Biz bugün hala kendi tarihimize, insanlık tarihine bakarken Avrupa
merkezli tarih anlayışının derin etkisinden, ağır yükünden
bütünüyle kurtulabilmiş değiliz. Bu tür eserleri takdim ederken,
bağlamayı çok sesli müzik yapabiliyoruz demek için çalmayız. Çok
sesli müzik de bir tarzdır, tek sesli müzik de bir tarzdır. Bunlar
arasında bir hiyerarşi kurmak, Avrupa merkezli kültür, sanat
anlayışının tezahürlerinden biridir. Bizim bunlara ihtiyacımız yok.
Çok sesli müzik de güzeldir. Ben Bach’ı, Vivaldi’yi çok keyif
alarak dinlerim. Farklı bir tarzdır. Ben hiçbir zaman onu Aşık
Veysel’den, Pir Sultan’dan, Neşet Ertaş’tan daha yukarıda görmem.
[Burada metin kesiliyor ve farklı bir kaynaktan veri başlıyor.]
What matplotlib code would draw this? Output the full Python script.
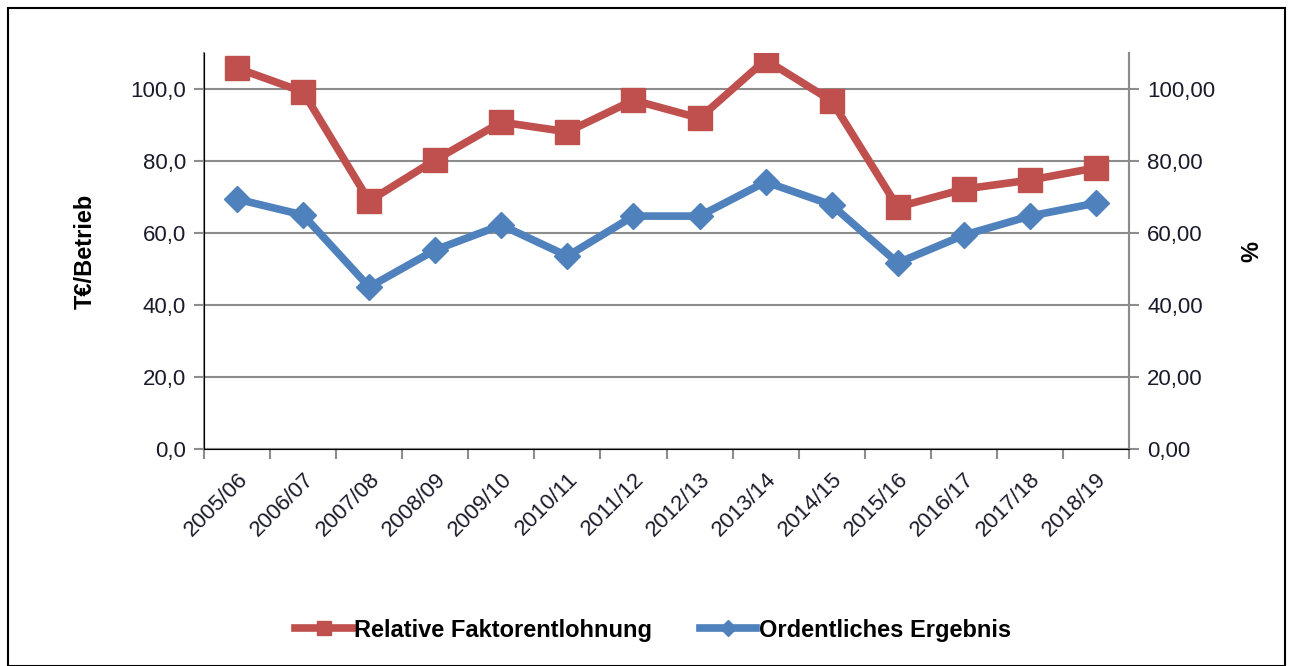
import matplotlib.pyplot as plt
import numpy as np
from matplotlib.patches import Rectangle

plt.rcParams['font.family'] = ['Liberation Sans', 'DejaVu Sans']

years = ['2005/06', '2006/07', '2007/08', '2008/09', '2009/10', '2010/11', '2011/12',
         '2012/13', '2013/14', '2014/15', '2015/16', '2016/17', '2017/18', '2018/19']
relative_faktor = [105.8, 99.2, 68.9, 80.3, 90.8, 88.1, 96.9, 91.9, 108.1, 96.7, 67.2, 72.2, 74.7, 78.1]
ordentlich = [69.4, 65.0, 45.0, 55.3, 62.2, 53.6, 64.7, 64.7, 74.2, 67.8, 51.7, 59.4, 64.7, 68.3]
yticks = [0, 20, 40, 60, 80, 100]

red = '#C0504D'
blue = '#4F81BD'
grid_c = '#8C8C8C'
txt_c = '#1a1a2a'
fs = 16

fig = plt.figure(figsize=(12.93, 6.66), dpi=100)
# outer frame
fig.patches.append(Rectangle((8/1293, 0.0), 1277/1293, 1-8/666, transform=fig.transFigure,
                             fill=False, edgecolor='black', linewidth=1.5))

ax = fig.add_axes([204/1293, 1-449/666, 925/1293, 396/666])
x = np.arange(len(years))
ax.plot(x, relative_faktor, '-s', color=red, lw=5.5, ms=17, label='Relative Faktorentlohnung', zorder=3)
ax.plot(x, ordentlich, '-D', color=blue, lw=5.5, ms=13, label='Ordentliches Ergebnis', zorder=3)

ax.set_xlim(-0.5, len(years) - 0.5)
ax.set_ylim(0, 110)
ax.set_yticks(yticks)
ax.set_yticklabels([f'{v:.1f}'.replace('.', ',') for v in yticks], fontsize=fs, color=txt_c)
ax.yaxis.grid(True, color=grid_c, lw=1.5)
ax.set_axisbelow(True)

ax.set_xticks(np.arange(-0.5, len(years), 1))
ax.set_xticklabels([])
ax.set_xticks(x, minor=True)
ax.set_xticklabels(years, minor=True, rotation=45, ha='right', va='top',
                   rotation_mode='anchor', fontsize=fs, color=txt_c)
ax.tick_params(axis='x', which='minor', length=0, pad=14)
ax.tick_params(axis='x', which='major', length=7, width=1.5, color=grid_c)
ax.tick_params(axis='y', length=7, width=1.5, color=grid_c, pad=6)

ax.spines['top'].set_visible(False)
for s in ['left', 'right', 'bottom']:
    ax.spines[s].set_color(grid_c)
    ax.spines[s].set_linewidth(1.5)

ax.set_ylabel('T€/Betrieb', fontsize=17, fontweight='bold', labelpad=24)

ax2 = ax.twinx()
ax2.set_ylim(0, 110)
ax2.set_yticks(yticks)
ax2.set_yticklabels([f'{v:.2f}'.replace('.', ',') for v in yticks], fontsize=fs, color=txt_c)
ax2.tick_params(axis='y', length=7, width=1.5, color=grid_c, pad=6)
ax2.spines['top'].set_visible(False)
ax2.spines['right'].set_color(grid_c)
ax2.spines['right'].set_linewidth(1.5)
ax2.set_ylabel('%', fontsize=17, fontweight='bold', labelpad=18)

fig.legend(loc='center', bbox_to_anchor=(653/1293, 1-630/666), ncol=2, frameon=False,
           prop={'size': 17, 'weight': 'bold'}, handlelength=2.4,
           columnspacing=2.0, handletextpad=0.1, markerscale=0.6)

fig.savefig('out.png', dpi=100)
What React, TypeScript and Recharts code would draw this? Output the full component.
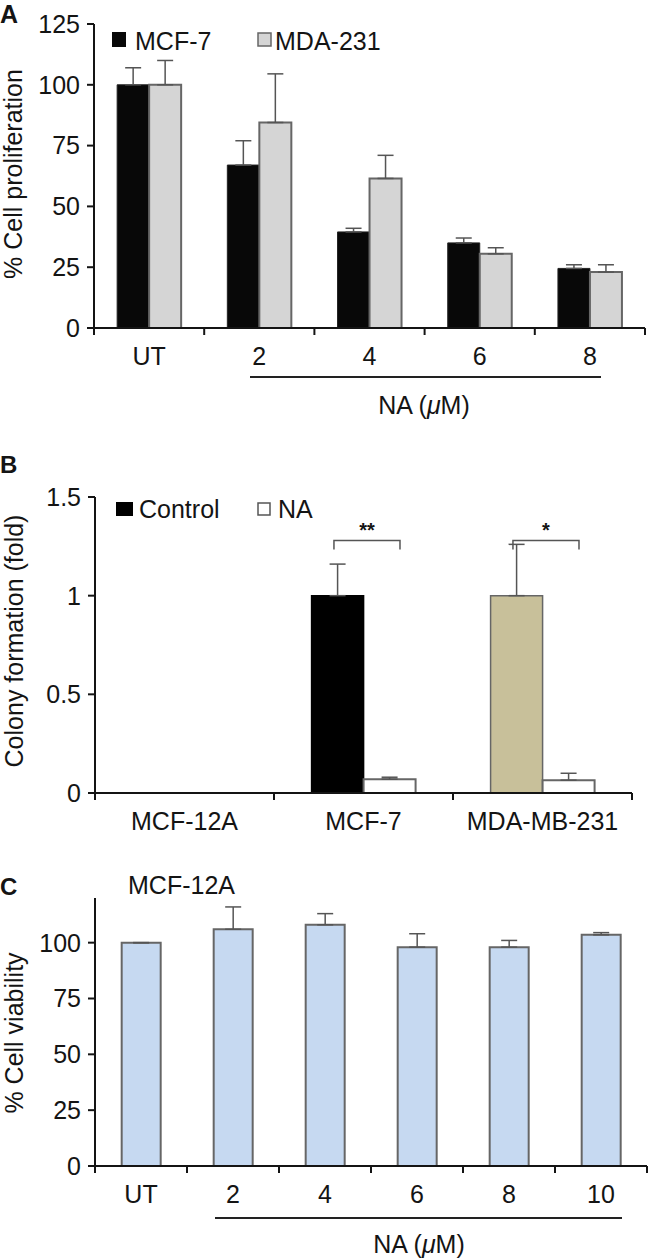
import React from 'react';
import { BarChart, Bar, XAxis, YAxis, ErrorBar, Cell, LabelList } from 'recharts';

const FONT = '"Liberation Sans", Arial, Helvetica, sans-serif';
const FS = 25;
const INK = '#141414';

// ---------- Panel A ----------
const aCategories = ['UT', '2', '4', '6', '8'];
const aSeriesNames = ['MCF-7', 'MDA-231'];
const aMcf7 = [100, 67, 39.5, 35, 24.5];
const aMcf7Err = [7, 10, 1.5, 2, 1.5];
const aMda = [100, 84.5, 61.5, 30.5, 23];
const aMdaErr = [10, 20, 9.5, 2.5, 3];
const aTicks = [0, 25, 50, 75, 100, 125];

// ---------- Panel B ----------
const bCategories = ['MCF-12A', 'MCF-7', 'MDA-MB-231'];
const bSeriesNames = ['Control', 'NA'];
const bControl = [null, 1, 1];
const bControlErr = [0, 0.16, 0.26];
const bNA = [null, 0.07, 0.065];
const bNAErr = [0, 0.01, 0.035];
const bControlColors = ['#000000', '#000000', '#c8c09a'];
const bSig = ['', '**', '*'];
const bSigLevel = [0, 1.28, 1.28];
const bTicks = [0, 0.5, 1, 1.5];

// ---------- Panel C ----------
const cCategories = ['UT', '2', '4', '6', '8', '10'];
const cViability = [100, 106, 108, 98, 98, 103.5];
const cErr = [0, 10, 5, 6, 3, 1];
const cTicks = [0, 25, 50, 75, 100];

const dataA = aCategories.map((cat, i) => ({
  cat,
  mcf7: aMcf7[i],
  mcf7Err: [0, aMcf7Err[i]],
  mda: aMda[i],
  mdaErr: [0, aMdaErr[i]],
}));

const dataB = bCategories.map((cat, i) => ({
  cat,
  control: bControl[i],
  controlErr: [0, bControlErr[i]],
  na: bNA[i],
  naErr: [0, bNAErr[i]],
  sigIdx: bSig[i] ? i : null,
}));

const dataC = cCategories.map((cat, i) => ({
  cat,
  v: cViability[i],
  err: [0, cErr[i]],
}));

const BoundaryTick = (props: any) => {
  const { x, y, payload, index, visibleTicksCount } = props;
  const half = payload && payload.offset != null ? payload.offset : 0;
  return (
    <g>
      <line x1={x - half} y1={y} x2={x - half} y2={y + 7} stroke={INK} strokeWidth={2} />
      {index === visibleTicksCount - 1 && (
        <line x1={x + half} y1={y} x2={x + half} y2={y + 7} stroke={INK} strokeWidth={2} />
      )}
      <text x={x} y={y + 37} textAnchor="middle" fontSize={FS} fontFamily={FONT} fill={INK}>
        {payload.value}
      </text>
    </g>
  );
};

const SigBracket = (props: any) => {
  const { x, y, width, height, value } = props;
  if (value == null || typeof value !== 'number') return null;
  const i = value as number;
  const ctrl = bControl[i] as number;
  if (!ctrl || !height) return null;
  const perUnit = height / ctrl;
  const base = y + height;
  const yb = base - bSigLevel[i] * perUnit;
  const x1 = x + width * 0.43;
  const x2 = x + width * 1.7;
  return (
    <g>
      <path d={`M${x1},${yb + 9} V${yb} H${x2} V${yb + 9}`} fill="none" stroke="#555" strokeWidth={1.5} />
      <text x={(x1 + x2) / 2} y={yb - 3} textAnchor="middle" fontSize={20} fontWeight="bold" fontFamily={FONT} fill={INK}>
        {bSig[i]}
      </text>
    </g>
  );
};

const yTick = { fontSize: FS, fill: INK, fontFamily: FONT };
const axisLine = { stroke: INK, strokeWidth: 2 };
const tickLine = { stroke: INK, strokeWidth: 2 };

export default function App() {
  return (
    <div style={{ position: 'absolute', left: 0, top: 0, width: 648, height: 1258, background: '#fff', overflow: 'hidden' }}>
      {/* Panel A */}
      <div style={{ position: 'absolute', left: 0, top: 0 }}>
        <BarChart width={648} height={390} data={dataA} margin={{ top: 24, right: 3, left: 0, bottom: 2 }} barGap={0} barCategoryGap="21%">
          <XAxis dataKey="cat" height={60} interval={0} tickSize={0} tickMargin={0} tickLine={false} axisLine={axisLine} tick={<BoundaryTick />} />
          <YAxis width={94} domain={[0, 125]} ticks={aTicks} interval={0} tick={yTick} tickSize={7} tickMargin={7} axisLine={axisLine} tickLine={tickLine} />
          <Bar dataKey="mcf7" fill="#080808" stroke="#222" strokeWidth={1} isAnimationActive={false}>
            <ErrorBar dataKey="mcf7Err" width={8} stroke="#555" strokeWidth={1.5} direction="y" />
          </Bar>
          <Bar dataKey="mda" fill="#d5d5d5" stroke="#666" strokeWidth={2} isAnimationActive={false}>
            <ErrorBar dataKey="mdaErr" width={8} stroke="#555" strokeWidth={1.5} direction="y" />
          </Bar>
        </BarChart>
      </div>

      {/* Panel B */}
      <div style={{ position: 'absolute', left: 0, top: 440 }}>
        <BarChart width={648} height={415} data={dataB} margin={{ top: 57, right: 16, left: 0, bottom: 2 }} barGap={0} barCategoryGap="21%">
          <XAxis dataKey="cat" height={60} interval={0} tickSize={0} tickMargin={0} tickLine={false} axisLine={axisLine} tick={<BoundaryTick />} />
          <YAxis width={95} domain={[0, 1.5]} ticks={bTicks} interval={0} tick={yTick} tickSize={7} tickMargin={7} axisLine={axisLine} tickLine={tickLine} tickFormatter={(v: number) => String(v)} />
          <Bar dataKey="control" stroke="#555" strokeWidth={1.5} isAnimationActive={false}>
            {dataB.map((d, i) => (
              <Cell key={d.cat} fill={bControlColors[i]} stroke={i === 2 ? '#666' : '#000'} />
            ))}
            <ErrorBar dataKey="controlErr" width={8} stroke="#555" strokeWidth={1.5} direction="y" />
            <LabelList dataKey="sigIdx" content={(p: any) => <SigBracket {...p} />} />
          </Bar>
          <Bar dataKey="na" fill="#ffffff" stroke="#666" strokeWidth={2} isAnimationActive={false}>
            <ErrorBar dataKey="naErr" width={8} stroke="#555" strokeWidth={1.5} direction="y" />
          </Bar>
        </BarChart>
      </div>

      {/* Panel C */}
      <div style={{ position: 'absolute', left: 0, top: 860 }}>
        <BarChart width={648} height={368} data={dataC} margin={{ top: 38, right: 1, left: 0, bottom: 2 }} barCategoryGap="29%">
          <XAxis dataKey="cat" height={60} interval={0} tickSize={0} tickMargin={0} tickLine={false} axisLine={axisLine} tick={<BoundaryTick />} />
          <YAxis width={95} domain={[0, 120]} ticks={cTicks} interval={0} tick={yTick} tickSize={7} tickMargin={7} axisLine={axisLine} tickLine={tickLine} />
          <Bar dataKey="v" fill="#c6d9f1" stroke="#666" strokeWidth={2} isAnimationActive={false}>
            <ErrorBar dataKey="err" width={8} stroke="#555" strokeWidth={1.5} direction="y" />
          </Bar>
        </BarChart>
      </div>

      {/* Annotations */}
      <svg width={648} height={1258} style={{ position: 'absolute', left: 0, top: 0, pointerEvents: 'none' }} fontFamily={FONT} fill={INK}>
        {/* Panel letters */}
        <text x={0} y={23} fontSize={25} fontWeight="bold">A</text>
        <text x={0} y={473} fontSize={24} fontWeight="bold">B</text>
        <text x={0} y={895} fontSize={24} fontWeight="bold">C</text>

        {/* Panel A legend */}
        <rect x={112} y={32} width={14} height={15} fill="#080808" />
        <text x={135} y={50} fontSize={FS}>{aSeriesNames[0]}</text>
        <rect x={258} y={33} width={13} height={13} fill="#d5d5d5" stroke="#666" strokeWidth={1.5} />
        <text x={275} y={50} fontSize={FS}>{aSeriesNames[1]}</text>

        {/* Panel A y label */}
        <text transform="translate(22,174) rotate(-90)" textAnchor="middle" fontSize={FS}>% Cell proliferation</text>
        {/* Panel A treatment underline */}
        <line x1={250} y1={377} x2={601} y2={377} stroke="#222" strokeWidth={2} />
        <text x={424} y={414} textAnchor="middle" fontSize={FS}>
          NA (<tspan fontStyle="italic">μ</tspan>M)
        </text>

        {/* Panel B legend */}
        <rect x={116} y={502} width={17} height={14} fill="#000" />
        <text x={139} y={518} fontSize={FS}>{bSeriesNames[0]}</text>
        <rect x={258} y={503} width={12} height={12} fill="#fff" stroke="#555" strokeWidth={1.5} />
        <text x={278} y={518} fontSize={FS}>{bSeriesNames[1]}</text>
        {/* Panel B y label */}
        <text transform="translate(23,641) rotate(-90)" textAnchor="middle" fontSize={FS}>Colony formation (fold)</text>

        {/* Panel C title and labels */}
        <text x={128} y={894} fontSize={FS}>MCF-12A</text>
        <text transform="translate(23,1033) rotate(-90)" textAnchor="middle" fontSize={FS}>% Cell viability</text>
        <line x1={215} y1={1218} x2={622} y2={1218} stroke="#222" strokeWidth={2} />
        <text x={419} y={1253} textAnchor="middle" fontSize={FS}>
          NA (<tspan fontStyle="italic">μ</tspan>M)
        </text>
      </svg>
    </div>
  );
}
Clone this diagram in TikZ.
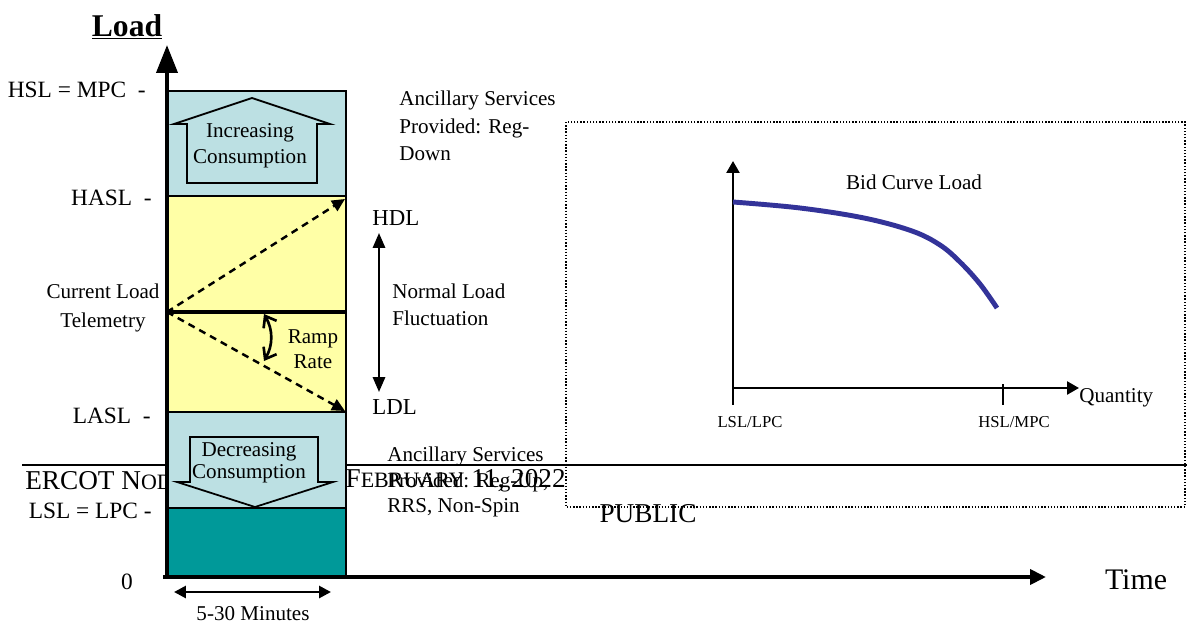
\documentclass[tikz,border=0pt]{standalone}
\usepackage{fontspec}
\setmainfont{Liberation Serif}
\definecolor{padblue}{HTML}{BCE0E3}
\definecolor{padyellow}{HTML}{FFFFA6}
\definecolor{padteal}{HTML}{009999}
\definecolor{bidblue}{HTML}{333399}
\usetikzlibrary{arrows.meta,positioning}
\newcommand{\fsc}[1]{{\fontsize{12.5}{14}\selectfont #1}}
\tikzset{
  lbl/.style={inner sep=0pt, font=\fontsize{12}{14.5}\selectfont},
  level lbl/.style={inner sep=0pt, anchor=east, font=\fontsize{13.3}{15}\selectfont},
  small lbl/.style={inner sep=0pt, font=\fontsize{9.5}{11}\selectfont},
  big lbl/.style={inner sep=0pt, font=\fontsize{15.5}{17}\selectfont},
  padpart/.style={draw=black, line width=1.1pt},
  blockarrow/.style={draw=black, line width=1pt, fill=padblue},
  mainaxis/.style={line width=2.2pt, -{Triangle[length=0.56cm, width=0.42cm]}},
  timeaxis/.style={line width=2.2pt, -{Triangle[length=0.32cm, width=0.3cm]}},
  ramp/.style={line width=1.4pt, dash pattern=on 4pt off 3pt, -{Triangle[length=0.26cm, width=0.24cm]}},
  span/.style={line width=1.6pt, {Triangle[length=0.3cm, width=0.24cm]}-{Triangle[length=0.3cm, width=0.24cm]}},
  qaxis/.style={line width=1.4pt, -{Triangle[length=0.24cm, width=0.26cm]}},
}

\begin{document}
\begin{tikzpicture}[x=0.02cm, y=-0.02cm]
        \useasboundingbox (0,0) rectangle (1187,622);
        % footer of the page, partly hidden by the bar
        \coordinate (footL) at (22,465);
        \coordinate (footR) at (1187,465);
        \draw[line width=1.7pt] (footL) -- (footR);
        \node[big lbl, anchor=west] (footer1) at (25,481) {ERCOT N\fsc{OD}};
        \node[big lbl, anchor=east] (footer2) at (566,481) {– F\fsc{EBRUARY} 11, 2022};
        \node[big lbl] (public) at (648,514) {PUBLIC};

        \coordinate (origin) at (167,577);
        \coordinate (ytip) at (167,45);
        \coordinate (xtip) at (1046,577);
        \coordinate (cur) at (167,312);
        \coordinate (curR) at (346,312);
        \coordinate (hdlTip) at (345,199);
        \coordinate (ldlTip) at (345,411);

        \fill[padblue] (167,91) rectangle (346,196);
        \fill[padyellow] (167,196) rectangle (346,412);
        \fill[padblue] (167,412) rectangle (346,508);
        \fill[padteal] (167,508) rectangle (346,577);
        \draw[padpart] (167,91) rectangle (346,577);
        \draw[padpart] (167,196) -- (346,196);
        \draw[padpart] (167,412) -- (346,412);
        \draw[line width=0.8pt] (167,508) -- (346,508);

        \draw[blockarrow] (187,183) -- (187,124) -- (174,124) -- (252,98) -- (330,124) -- (317,124) -- (317,183) -- cycle;
        \node[lbl, align=center] (incr) at (250,146) {Increasing\\Consumption};
        \draw[blockarrow] (190,437) -- (318,437) -- (318,482) -- (333,482) -- (255,507) -- (177,482) -- (190,482) -- cycle;
        \node[lbl, align=center, font=\fontsize{12}{12.5}\selectfont] (decr) at (249,463) {Decreasing\\Consumption};

        \draw[line width=2.2pt] (cur) -- (curR);
        \draw[ramp] (cur) -- (hdlTip);
        \draw[ramp] (cur) -- (ldlTip);
        \coordinate (rampTop) at (264,314);
        \coordinate (rampBot) at (264,361);
        \draw[line width=1.5pt, {Straight Barb[length=0.2cm, width=0.3cm]}-{Straight Barb[length=0.2cm, width=0.3cm]}] (rampTop) to[bend left=30] (rampBot);
        \node[lbl, align=center] (rampRate) at (313,349) {Ramp\\Rate};

        \draw[mainaxis] (origin) -- (ytip);
        \draw[timeaxis] ([xshift=-2pt]origin) -- (xtip);

        \node[inner sep=0pt, font=\fontsize{18}{20}\selectfont\bfseries] (loadTitle) at (127,27) {\underline{Load}};
        \node[level lbl] (hsl) at (146,90) {HSL = MPC\ \ -};
        \node[level lbl] (hasl) at (152,198) {HASL\ \ -};
        \node[lbl, align=center] (curLoad) at (103,308) {Current Load\\[2pt]Telemetry};
        \node[level lbl] (lasl) at (151,416) {LASL\ \ -};
        \node[level lbl] (lsl) at (152,511) {LSL = LPC -};
        \node[level lbl, anchor=center] (zero) at (127,582) {0};
        \node[inner sep=0pt, font=\fontsize{17}{19}\selectfont] (time) at (1136,580) {Time};

        \node[lbl, anchor=west, font=\fontsize{13}{15}\selectfont] (hdl) at (372,218) {HDL};
        \node[lbl, anchor=west, font=\fontsize{13}{15}\selectfont] (ldl) at (372,407) {LDL};
        \draw[span] ([yshift=-4pt]hdl.south -| 379,0) -- ([yshift=4pt]ldl.north -| 379,0);
        \node[lbl, anchor=west, align=left] (normal) at (392,305) {Normal Load\\[1pt]Fluctuation};

        \node[lbl, anchor=west, align=left] (ancUp) at (399,126) {Ancillary Services\\[1pt]Provided: Reg-\\[1pt]Down};
        \node[lbl, anchor=west, align=left] (ancDn) at (387,482) {Ancillary Services\\Provided: Reg-Up,\\RRS, Non-Spin};

        \coordinate (spanL) at (174,592);
        \coordinate (spanR) at (331,592);
        \draw[line width=1.6pt, {Triangle[length=0.24cm, width=0.24cm]}-{Triangle[length=0.24cm, width=0.24cm]}] (spanL) -- (spanR);
        \node[lbl] (minutes) at (253,614) {5-30 Minutes};

        % bid curve inset
        \draw[densely dotted, line width=0.8pt] (566,122) rectangle (1185,507);
        \coordinate (qo) at (733,388);
        \coordinate (qy) at (733,161);
        \coordinate (qx) at (1079,388);
        \draw[qaxis] (qo) -- (qy);
        \draw[qaxis] (qo) -- (qx);
        \draw[line width=0.6pt] (qo) -- (733,405);
        \draw[line width=0.6pt] (1003,384) -- (1003,405);
        \node[small lbl] (lslLpc) at (750,422) {LSL/LPC};
        \node[small lbl] (hslMpc) at (1014,422) {HSL/MPC};
        \node[lbl, anchor=west] (quantity) at (1079,398) {Quantity};
        \node[lbl] (bidTitle) at (914,182) {Bid Curve Load};
        \draw[bidblue, line width=2.8pt] plot[smooth, tension=0.6] coordinates {(733,202) (800,208) (864,218) (912,231) (940,245) (960,262) (980,284) (997,308)};
\end{tikzpicture}
\end{document}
Keyifle dinlerim. Ama bana verdiği duyguya bakarım. Bana dokunan
bir Anadolu çocuğu olarak elbette bir Neşet Ertaş’ın, Pir
Sultan’ın, Karacaoğlan’nın bana verdiği mesaj ile o müziğin bana
dokunduğu yer farklıdır. Bu da gayet doğaldır. Fakat, kavramlar
bile o kadar ters yüz edilmiştir. Klasik müzik dediğimizde batı
klasik müziğini anlarız. Ama Anadolu müziğine geldiğimizde, Çin,
Afrika, İran müziği bir anda etnik müzik olur. Avrupa’daki klasik
müziği yapanların bir etnik kökeni yok mu? Alman, İtalyan, Fransız,
bunlar etnik müzik olmuyor, diğerleri etnik, doğu müziği oluyor”
açıklamasını yaptı.
Programın sonunda Kılavuz, Kalın’a ebru hediye etti.